O que é ser politicamente correto?

"Todo esse debate tem pouco impacto se a sociedade não mudar junto. Ou seja, não adianta trocar uma palavra racista por outra se o racismo continuar presente."

Por POR | ARLAINE CASTRO

Afinal, o que é ser politicamente correto? Especialistas afirmam que ele surgiu como um movimento de esquerda em defesa da substituição de expressões, atitudes e percepções socialmente aceitas, mas ofensivas ou ameaçadoras para alguns grupos da sociedade, como mulheres, negros, indígenas, homossexuais e pessoas com deficiência.

Só que pouco tempo depois do surgimento do "politicamente correto", nos anos 1970, a direita americana conseguiu associar um significado negativo à expressão: ela passou a significar uma forma de censura, de ataque à liberdade de expressão e de um suposto vitimismo.

Muitos traçam paralelos com o livro 1984, do escritor britânico George Orwell. No livro, um regime ditatorial adota uma língua oficial em que as palavras somem de livros, jornais e documentos ao serem proibidas, e as pessoas têm cada vez menos possibilidade de se expressar. No Brasil, aliás, a expressão muitas vezes é complementada como "ditadura do politicamente correto".

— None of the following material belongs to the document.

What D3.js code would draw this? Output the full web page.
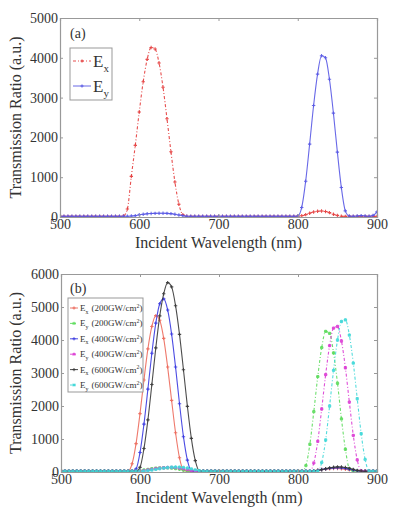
<!DOCTYPE html>
<html>
<head>
<meta charset="utf-8">
<script src="https://cdn.jsdelivr.net/npm/d3@7"></script>
<style>
  body { margin: 0; background: #fff; }
  text { font-family: "Liberation Serif", "Times New Roman", serif; fill: #333; }
</style>
</head>
<body>
<div id="plot"></div>
<script>
// wavelength grid (nm), shared by all curves
const wavelength = [
  500,505,510,515,520,525,530,535,540,545,
  550,555,560,565,570,575,580,585,590,595,
  600,605,610,615,620,625,630,635,640,645,
  650,655,660,665,670,675,680,685,690,695,
  700,705,710,715,720,725,730,735,740,745,
  750,755,760,765,770,775,780,785,790,795,
  800,805,810,815,820,825,830,835,840,845,
  850,855,860,865,870,875,880,885,890,895,
  900
];

// panel (a)
const exA = [
  15,15,15,15,15,15,15,15,15,15,
  15,15,15,15,15,15,25,200,1020,1800,
  2640,3400,3960,4260,4220,3870,3260,2470,1640,880,
  320,60,20,15,15,15,15,15,15,15,
  15,15,15,15,15,15,15,15,15,15,
  15,15,15,15,15,15,15,15,15,15,
  20,30,60,95,125,145,150,140,110,70,
  40,20,15,15,15,15,15,15,15,15,
  15
];
const eyA = [
  20,20,20,20,20,20,20,20,20,20,
  20,20,20,20,20,20,20,20,25,35,
  55,70,80,88,92,95,95,92,85,70,
  50,32,20,20,20,20,20,20,20,20,
  20,20,20,20,20,20,20,20,20,20,
  20,20,20,20,20,20,20,20,20,20,
  25,240,900,1830,2800,3590,4050,4000,3460,2610,
  1630,740,155,25,20,25,35,25,20,40,
  130
];

// panel (b)
const ex200 = [
  25,25,25,25,25,25,25,25,25,25,
  25,25,25,25,25,25,25,30,250,860,
  1770,2790,3730,4410,4740,4600,4050,3180,2170,1190,
  430,60,25,25,25,25,25,25,25,25,
  25,25,25,25,25,25,25,25,25,25,
  25,25,25,25,25,25,25,25,25,25,
  25,25,25,25,40,60,75,90,100,105,
  105,100,85,65,45,30,25,25,25,25,
  25
];
const ey200 = [
  25,25,25,25,25,25,25,25,25,25,
  25,25,25,25,25,25,25,25,25,28,
  40,60,80,100,115,125,130,128,120,105,
  85,60,40,28,25,25,25,25,25,25,
  25,25,25,25,25,25,25,25,25,25,
  25,25,25,25,25,25,25,25,25,25,
  25,25,195,840,1830,2890,3770,4260,4200,3610,
  2690,1610,690,100,25,25,25,25,25,25,
  25
];
const ex400 = [
  25,25,25,25,25,25,25,25,25,25,
  25,25,25,25,25,25,25,25,25,95,
  590,1450,2510,3600,4510,5100,5245,4910,4180,3180,
  2070,1070,360,40,25,25,25,25,25,25,
  25,25,25,25,25,25,25,25,25,25,
  25,25,25,25,25,25,25,25,25,25,
  25,25,25,25,30,50,75,95,115,125,
  130,125,110,85,60,40,28,25,25,25,
  25
];
const ey400 = [
  25,25,25,25,25,25,25,25,25,25,
  25,25,25,25,25,25,25,25,25,25,
  28,40,60,80,100,115,128,135,138,132,
  120,100,75,50,32,25,25,25,25,25,
  25,25,25,25,25,25,25,25,25,25,
  25,25,25,25,25,25,25,25,25,25,
  25,25,25,25,275,930,1910,2950,3830,4360,
  4410,3970,3160,2120,1110,365,35,25,25,25,
  25
];
const ex600 = [
  25,25,25,25,25,25,25,25,25,25,
  25,25,25,25,25,25,25,25,25,25,
  140,710,1580,2650,3760,4730,5400,5740,5610,5040,
  4170,3100,1990,1020,345,40,25,25,25,25,
  25,25,25,25,25,25,25,25,25,25,
  25,25,25,25,25,25,25,25,25,25,
  25,25,25,25,30,45,70,100,125,145,
  155,150,135,110,80,50,32,25,25,25,
  25
];
const ey600 = [
  25,25,25,25,25,25,25,25,25,25,
  25,25,25,25,25,25,25,25,25,25,
  25,28,40,60,80,100,120,135,145,150,
  148,138,120,95,65,40,28,25,25,25,
  25,25,25,25,25,25,25,25,25,25,
  25,25,25,25,25,25,25,25,25,25,
  25,25,25,25,25,25,290,970,2000,3080,
  4000,4560,4610,4150,3300,2220,1160,380,35,25,
  25
];

const xTicks = [500, 600, 700, 800, 900];
const yTicksA = [0, 1000, 2000, 3000, 4000, 5000];
const yTicksB = [0, 1000, 2000, 3000, 4000, 5000, 6000];

const serif = '"Liberation Serif", "Times New Roman", serif';

let width = 400, height = 513;

let svg = d3.select('#plot')
  .append('svg')
  .attr('width', width)
  .attr('height', height)
  .attr('font-family', serif);

// plus marker, and asterisk marker (plus + x)
function plusPath(pts, r) {
  return pts.map(p => `M${p[0]-r},${p[1]}h${2*r}M${p[0]},${p[1]-r}v${2*r}`).join('');
}
function starPath(pts, r) {
  let d = r * 0.75;
  return plusPath(pts, r) + pts.map(p =>
    `M${p[0]-d},${p[1]-d}l${2*d},${2*d}M${p[0]-d},${p[1]+d}l${2*d},${-2*d}`).join('');
}

function drawPanel(cfg) {
  let m = cfg.box;
  let x = d3.scaleLinear().domain([500, 900]).range([m.left, m.right]);
  let y = d3.scaleLinear().domain([0, cfg.yMax]).range([m.bottom, m.top]);

  let g = svg.append('g');

  g.append('clipPath').attr('id', 'clip' + cfg.id)
    .append('rect')
    .attr('x', m.left).attr('y', m.top - 2)
    .attr('width', m.right - m.left).attr('height', m.bottom - m.top + 2);

  // curves
  let line = d3.line()
    .x((d, i) => x(wavelength[i]))
    .y(d => y(d))
    .curve(d3.curveMonotoneX);

  let curves = g.append('g').attr('clip-path', `url(#clip${cfg.id})`);
  cfg.series.forEach(s => {
    curves.append('path')
      .attr('d', line(s.values))
      .attr('fill', 'none')
      .attr('stroke', s.color)
      .attr('stroke-width', 1.1)
      .attr('stroke-dasharray', s.dash || null)
      .attr('opacity', 0.9);
    let pts = s.values.map((v, i) => [x(wavelength[i]), y(v)]);
    curves.append('path')
      .attr('d', s.marker === 'star' ? starPath(pts, 1.7) : plusPath(pts, 1.7))
      .attr('fill', 'none')
      .attr('stroke', s.color)
      .attr('stroke-width', 1.1)
      .attr('opacity', 0.9);
  });

  // axes, MATLAB style box with inward ticks
  let bottom = g.append('g')
    .attr('transform', `translate(0,${m.bottom})`)
    .call(d3.axisBottom(x).tickValues(xTicks).tickSize(-3).tickPadding(2).tickFormat(d3.format('d')));
  let left = g.append('g')
    .attr('transform', `translate(${m.left},0)`)
    .call(d3.axisLeft(y).tickValues(cfg.yTicks).tickSize(-3).tickPadding(2).tickFormat(d3.format('d')));
  let top = g.append('g')
    .attr('transform', `translate(0,${m.top})`)
    .call(d3.axisTop(x).tickValues(xTicks).tickSize(-3).tickFormat(''));
  let right = g.append('g')
    .attr('transform', `translate(${m.right},0)`)
    .call(d3.axisRight(y).tickValues(cfg.yTicks).tickSize(-3).tickFormat(''));

  [bottom, left, top, right].forEach(a => {
    a.attr('font-family', serif);
    a.select('.domain').attr('stroke', '#999').attr('stroke-width', 1.2);
    a.selectAll('.tick line').attr('stroke', '#999');
    a.selectAll('.tick text')
      .attr('font-family', serif)
      .attr('font-size', 14)
      .attr('fill', '#333');
  });

  // titles
  g.append('text')
    .attr('x', (m.left + m.right) / 2)
    .attr('y', m.bottom + 31)
    .attr('text-anchor', 'middle')
    .attr('font-family', serif)
    .attr('font-size', 16)
    .text('Incident Wavelength (nm)');

  g.append('text')
    .attr('transform', `translate(21,${(m.top + m.bottom) / 2}) rotate(-90)`)
    .attr('text-anchor', 'middle')
    .attr('font-family', serif)
    .attr('font-size', 16)
    .text('Transmission Ratio (a.u.)');

  g.append('text')
    .attr('x', 70)
    .attr('y', cfg.tagY)
    .attr('font-family', serif)
    .attr('font-size', 14)
    .text(cfg.tag);

  // legend
  let L = cfg.legend;
  g.append('rect')
    .attr('x', L.x).attr('y', L.y)
    .attr('width', L.w).attr('height', L.h)
    .attr('fill', '#fff')
    .attr('stroke', '#999')
    .attr('stroke-width', 1);

  cfg.series.forEach((s, i) => {
    let cy = L.y + L.first + i * L.step;
    g.append('line')
      .attr('x1', L.x + L.lineX0).attr('x2', L.x + L.lineX1)
      .attr('y1', cy).attr('y2', cy)
      .attr('stroke', s.color)
      .attr('stroke-dasharray', s.dash || null)
      .attr('opacity', 0.9);
    let mx = (L.lineX0 + L.lineX1) / 2 + L.x;
    g.append('path')
      .attr('d', s.marker === 'star' ? starPath([[mx, cy]], 1.6) : plusPath([[mx, cy]], 1.6))
      .attr('fill', 'none')
      .attr('stroke', s.color)
      .attr('stroke-width', 0.9);

    let t = g.append('text')
      .attr('x', L.x + L.textX)
      .attr('y', cy + L.fs * 0.33)
      .attr('font-family', serif)
      .attr('font-size', L.fs)
      .attr('fill', '#444');
    t.append('tspan').text('E');
    t.append('tspan')
      .attr('font-size', L.fs * 0.65)
      .attr('dy', L.fs * 0.3)
      .text(s.sub);
    if (s.note) {
      t.append('tspan')
        .attr('dy', -L.fs * 0.3)
        .attr('dx', L.fs * 0.35)
        .text(s.note);
      t.append('tspan')
        .attr('font-size', L.fs * 0.65)
        .attr('dy', -L.fs * 0.35)
        .text('2');
      t.append('tspan')
        .attr('dy', L.fs * 0.35)
        .text(')');
    }
  });
}

drawPanel({
  id: 'a',
  box: { left: 60, right: 377, top: 18, bottom: 217 },
  yMax: 5000,
  yTicks: yTicksA,
  tag: '(a)',
  tagY: 38,
  legend: { x: 70, y: 48, w: 42, h: 52, first: 13, step: 25, lineX0: 3, lineX1: 21, textX: 23, fs: 17 },
  series: [
    { sub: 'x', values: exA, color: '#e43c3c', dash: '3,2,1,2', marker: 'plus' },
    { sub: 'y', values: eyA, color: '#5858e4', dash: null, marker: 'plus' }
  ]
});

drawPanel({
  id: 'b',
  box: { left: 61, right: 377, top: 274, bottom: 472 },
  yMax: 6000,
  yTicks: yTicksB,
  tag: '(b)',
  tagY: 293,
  legend: { x: 68, y: 298, w: 75, h: 94, first: 10, step: 15.4, lineX0: 2, lineX1: 10, textX: 12, fs: 9 },
  series: [
    { sub: 'x', note: '(200GW/cm', values: ex200, color: '#ec6a5c', dash: null, marker: 'plus' },
    { sub: 'y', note: '(200GW/cm', values: ey200, color: '#5cdc5c', dash: '3,2,1,2', marker: 'star' },
    { sub: 'x', note: '(400GW/cm', values: ex400, color: '#3838e0', dash: null, marker: 'plus' },
    { sub: 'y', note: '(400GW/cm', values: ey400, color: '#dc3cd4', dash: '3,2,1,2', marker: 'star' },
    { sub: 'x', note: '(600GW/cm', values: ex600, color: '#383838', dash: null, marker: 'plus' },
    { sub: 'y', note: '(600GW/cm', values: ey600, color: '#40d8d8', dash: '3,2,1,2', marker: 'star' }
  ]
});
</script>
</body>
</html>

Mas a briga em torno das palavras e atitudes não para por aí: muitas minorias passaram a argumentar que a expressão virou uma espécie de arma usada para silenciá-las — ou seja, elas não podem mais fazer críticas ou questionamentos porque são acusadas de ser politicamente corretas. Ou são acusadas de se vitimizarem, exagerarem, praticarem patrulha ideológica, serem sensíveis demais ("geração floco de neve") ou fazerem mimimi ("mimizento").

Para entender todas as camadas desse debate sobre politicamente correto, a BBC News Brasil explica as origens dessa expressão na esquerda e como ela foi apropriada pela direita. Em seguida, lembra como um livro do escritor Monteiro Lobato reacendeu esse debate no Brasil. E, por fim, detalha como os cancelamentos e a linguagem neutra deram novas formas aos embates sobre politicamente correto.

E para além disso tudo, muitos especialistas defendem que todo esse debate tem pouco impacto se a sociedade que criou essas expressões não mudar junto. Ou seja, não adianta trocar uma palavra racista por outra se o racismo continuar presente entre as pessoas.

Especialistas apontam que a expressão surgiu e se popularizou entre os anos 1970 e os anos 1990 em universidades dos Estados Unidos.

Clive Hamilton, professor de Ética Pública da Universidade Charles Sturt, na Austrália, diz que, quando surgiu, "politicamente correto" era uma espécie de paródia entre ativistas de esquerda a partir de uma tradução de textos comunistas da China, principalmente aqueles da Revolução Cultural, considerados doutrinários ou orwellianos (em referência a 1984).

Segundo Hamilton, "o politicamente correto era 'político' no sentido de que visava provocar mudanças sociais em um momento em que atitudes racistas, sexistas e homofóbicas encontravam expressão na linguagem cotidiana e não eram censuradas, embora as palavras fossem humilhantes, depreciativas ou ameaçadoras para as minorias em questão".

O Dicionário Conciso de Política da Universidade de Oxford conta que esse influente movimento em universidades americanas defendia o princípio de ações afirmativas e noções de multiculturalismo, promovendo discursos e comportamentos antissexistas e antirracistas.

"O movimento pelo politicamente correto buscava mudanças nos currículos de graduação que enfatizassem o papel de mulheres, pessoas não brancas e homossexuais na história e na cultura, e atacava a dominação da cultura ocidental por homens brancos europeus mortos", diz o dicionário. Assim, houve um processo gradual de reforma da linguagem política para banir termos considerados ofensivos.